No Agrupamento de Escolas de Castelo de Vide, na sequência de processo
de autoavaliação e à semelhança do que acontece em tantos outros agrupamentos do país, uma das ações de melhoria definidas
visa a Promoção do Comportamento Cívico por parte dos alunos. Assim, uma equipa
de pessoal docente e pessoal não docente delineou um plano de ação onde se
propôs, entre outras estratégias, a implementação de uma Comissão de Mediação
Multidisciplinar, inspirada no artigo 35º do Estatuto do Aluno – Equipas
Multidisciplinares. Se a sua constituição nos parece facilmente realizável, a
operacionalização, em contrapartida, vacila com a mesma facilidade. Como
conseguir resultados numa zona empobrecida, cujo tecido socioeconómico,
institucional e empresarial é limitado, onde se sentem de forma brutal as desvantagens da interioridade e da
ruralidade?
Adicionalmente, a relação do professor com todos os elementos da
comunidade educativa não dispõe de tempo/espaço suficiente para ser promovida,
refletida, com base em orientações fundamentadas e com vista à construção de
sentidos e significados especialmente dirigidos aos alunos, sendo apreendidos
pelo professor, na maior parte dos casos, a partir da sua experiência.
Considerando o seu contexto pessoal, familiar e social, subsistem apenas raros
momentos de partilha de interesses, por exemplo com alunos, dificultando a criação de um clima de empatia,
revelador do professor/pessoa, do aluno/pessoa, que se sabe ser determinante na
boa prossecução dos objetivos do processo de formação, face à quase
inexistência daqueles momentos.
A resiliência do professor acaba assim por ser, essencialmente, o motor
de combustão da relação com o aluno, baseada em diversos paradigmas,
particularmente no que se refere às atitudes e comportamentos. De acordo com
modelos definidos no contexto particular da indisciplina, o perfil do docente
parece oscilar cada vez mais entre a cooperação e a acomodação ou até mesmo a
evitação. Por outro lado, o caráter preventivo da sua atuação limita-se quase sistematicamente
à designada prevenção primária, “aguardando-se” comportamentos que requeiram
intervenção corretiva, passando-se diretamente à prevenção terciária. Neste
âmbito em particular, parece-nos
urgente a introdução de programas específicos de intervenção em mediação e
resolução de conflitos em contexto escolar, legalmente enquadrados, de modo
uniforme, alargado e continuado, com recursos humanos devidamente preparados,
sob pena das soluções e boas práticas existentes continuarem a constituir um
monopólio reservado a zonas dotadas de mais e melhores condições e recursos.
É neste contexto que o
Agrupamento de Escolas de Castelo de Vide cria no corrente ano letivo a
Comissão de Mediação Multidisciplinar, consciente das problemáticas antes
referidas, mas motivado pela crença que é possível mudar na adversidade.
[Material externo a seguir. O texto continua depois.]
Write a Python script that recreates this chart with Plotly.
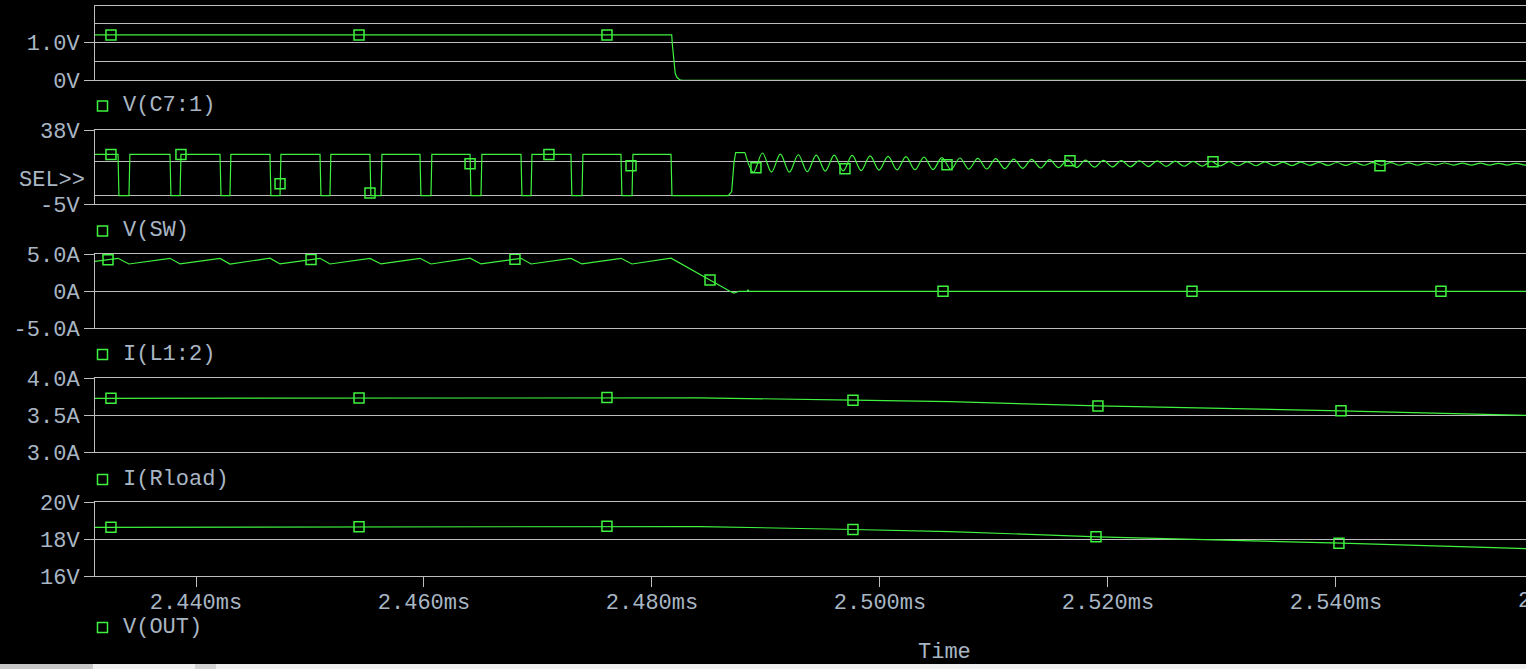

O seu
objetivo é contribuir tanto quanto possível ao nível da mediação escolar,
enquadrada em termos de prevenção secundária, funcionando em espaço específico,
com horário, recursos humanos, atribuições e atividades definidas. Deste modo, revelamos aqui os seus primeiros passos,
primeiros constrangimentos e apelamos à participação de todos quantos queiram
colaborar connosco no desenvolvimento de atividades em parceria, através de uma
intervenção sustentada e cooperativa, que permita alcançar o objetivo traçado: a
melhoria do comportamento cívico dos nossos alunos.